Africa-Press – Mauritius. The US House of Representatives Foreign Affairs subcommittee on Africa recently discussed African elections and, not surprisingly, the conversation became about China.
The lawmakers latched on to a narrative that the Chinese Communist Party is actively trying to use Chinese technology provision to foster authoritarianism on the continent.
There are indeed worries about the way some African governments are using the internet to crack down on opposition, and the prominence of companies like Huawei as technology providers draws China into the discussion.
But this week’s hearings revealed a narrative largely woven together of half-truths and overstatements. The result is an account that’s very convenient for lawmakers looking for reasons to voice concern about China, at a moment when bipartisan China panic in Washington particularly rewards voicing such concerns.
The problem is that this was a hearing about African democracy, and as such, it was so stripped of nuance that it became a piece of fan fiction in the wider US-China Cold War Cinematic Universe.

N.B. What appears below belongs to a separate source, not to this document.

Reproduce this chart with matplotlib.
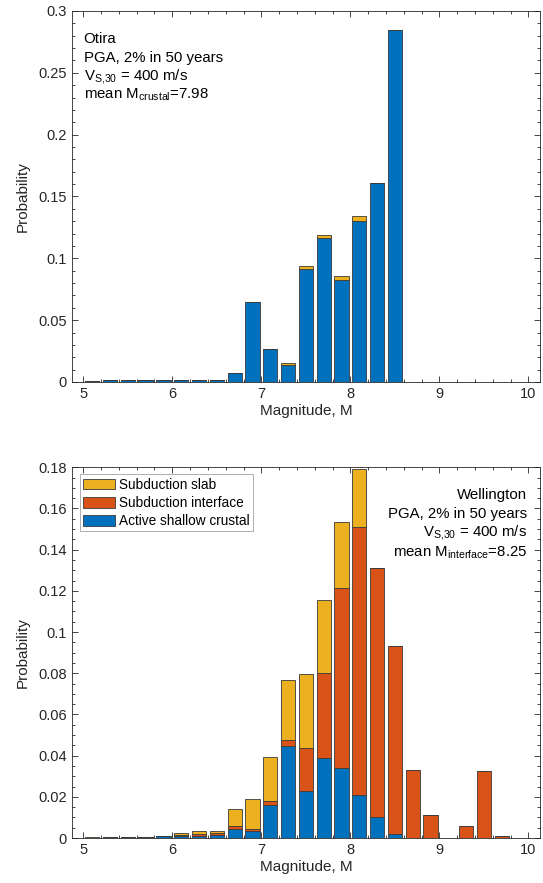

A few points In the first place, despite strenuous assertions at the hearing, China does not have a technology monopoly in Africa. Western companies like Orange, Nokia and Ericsson (as well as non-Western competitors like Samsung) have longer track records in Africa than most Chinese companies.
The natural question of why, despite these companies’ decades-long tenure, they invested so little into building African networks and customer relations that it created a massive vacuum for Chinese companies, and what that reveals about Western perceptions about Africa, remained unasked.

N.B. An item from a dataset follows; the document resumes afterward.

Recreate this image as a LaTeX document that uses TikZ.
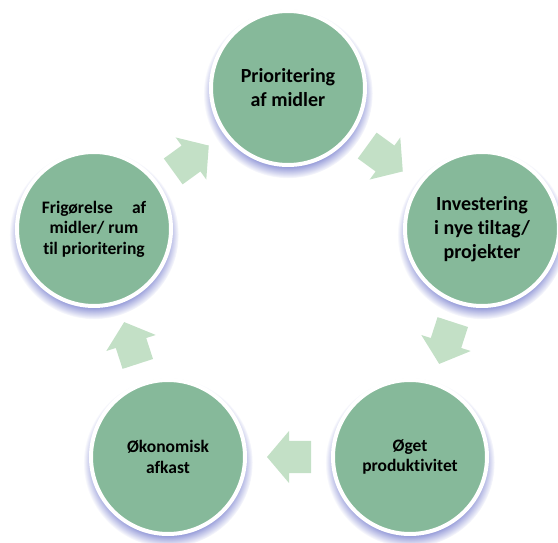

Instead, the lawmakers indulged in a fantasy of Chinese companies turning African countries authoritarian through internet provision. Secondly, many African governments don’t need any help to be authoritarian – they’re succeeding very well on their own, thank you.
This is the somewhat less polite version of the common complaint among China-Africa scholars that Western accounts of the relationship erases African agency.
To be clear, many African politicians are terrible leaders, and authoritarianism in some African countries preceded China’s presence and will likely survive it.
The Johannesburg-based scholar of Chinese internet provision, Iginio Gagliardone, has shown in detail that Chinese contractors tend to respond to African government agendas.
If African governments want an open internet with user protections, Chinese contractors are happy to provide. When they want an interventionist, surveillance-heavy internet, they’re just as happy to provide that too.
It’s not one or the other, it’s both at once. That means it comes down to African decision-making. The hearing refused to talk about why African leaders opt for authoritarianism, in favour of a much simpler, (and more condescending,) fantasy of China imposing its systems on African blank slates.
The third point is that the hearings enabled a fantasy that only Chinese companies are aiding African tyrants. Gagliardone and Human Rights Watch have both shown that Western companies are at least as complicit in aiding African governments’ surveillance and censorship.
Bottom line The hearings made me doubly worried. In the first place, the lawmakers seemed to care much more about China’s presence in Africa than about African democracy itself. The fact that the nuance of African governance couldn’t even get a voice in at a hearing about African governance, is dispiriting.
But I’m also worried about the fact that even when they focused on Chinese influence, they got so many of their facts wrong that it raises questions about whether they actually want the complex truth, or whether they’re more comfortable living in a Cold War Evil Empire fantasyland.
The latter would be bad news for democratic African governments, which are all frantically trying to develop fast enough to keep that democracy going.